4.1.3.7. De conclusie is dat uitsluitend ten aanzien van de bevestiging dat de verzegeling intact was niet is voldaan aan de voorschriften. Dit moet worden aangemerkt als een onherstelbare vormfout als bedoeld in artikel 359a Wetboek van Stafvordering.

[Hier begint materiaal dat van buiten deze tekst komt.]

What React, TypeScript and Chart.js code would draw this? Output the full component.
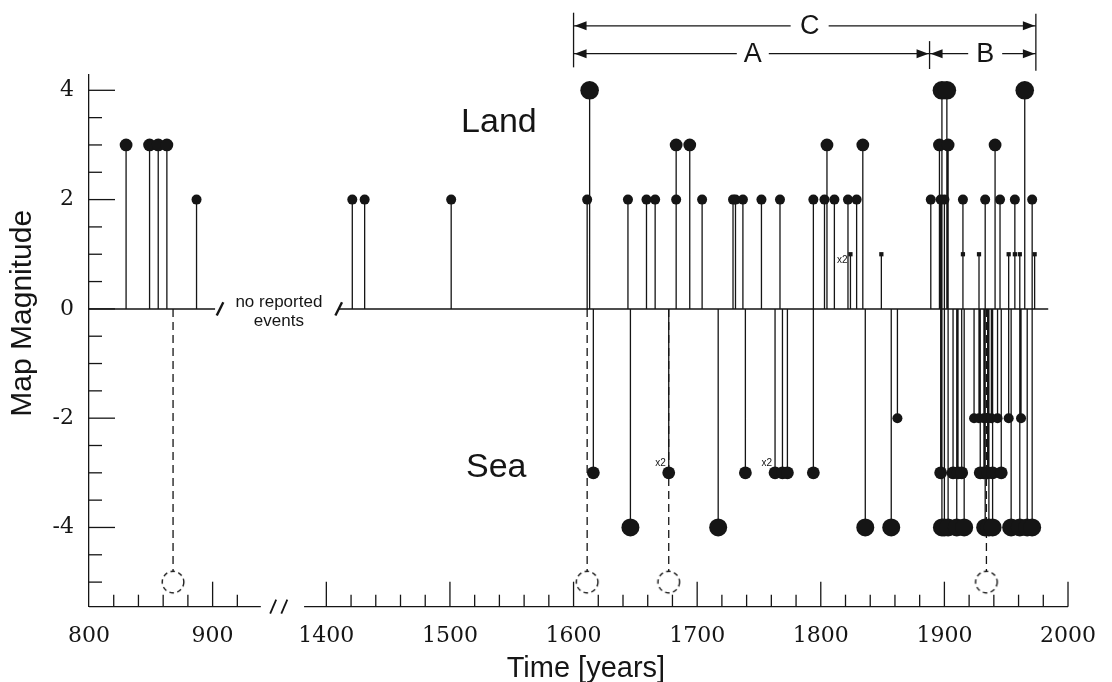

Beoordeeld dient dan te worden of en zo ja welke gevolgen aan dit vormverzuim dienen te worden verbonden. De verzegeling dient om te garanderen dat de test plaatsvindt op monsters die niet zijn gecontamineerd. Uit het proces-verbaal van monstername valt op te maken dat de verbalisant de monsters persoonlijk bij het laboratorium heeft afgegeven. In die omstandigheid behoeft er in beginsel, behoudens indicaties voor het tegendeel, niet aan te worden getwijfeld dat tussen de monstername en de aanbieding bij het laboratorium geen contaminatie heeft plaatsgevonden. Verder blijkt uit het proces-verbaal van monstername dat een derde monstergreep aan de chief-engineer van de [naam schip] is afgegeven ten behoeven van een eventuele contra-expertise. Als de verdachte aan de integriteit van de geteste monsters twijfelde had hij dus een contra-expertise kunnen aanvragen met behulp van het in zijn invloedsfeer bewaarde monster. De verdachte heeft echter geen feiten of omstandigheden aangevoerd die aannemelijk maken dat contaminatie heeft plaatsgevonden, noch heeft hij om contra-expertise gevraagd. In die omstandigheden is het concrete belang dat verdachte heeft bij de geschonden norm zodanig gering dat daaraan geen gevolgen hoeven te worden verbonden. De testresultaten kunnen dus voor het bewijs worden gebruikt.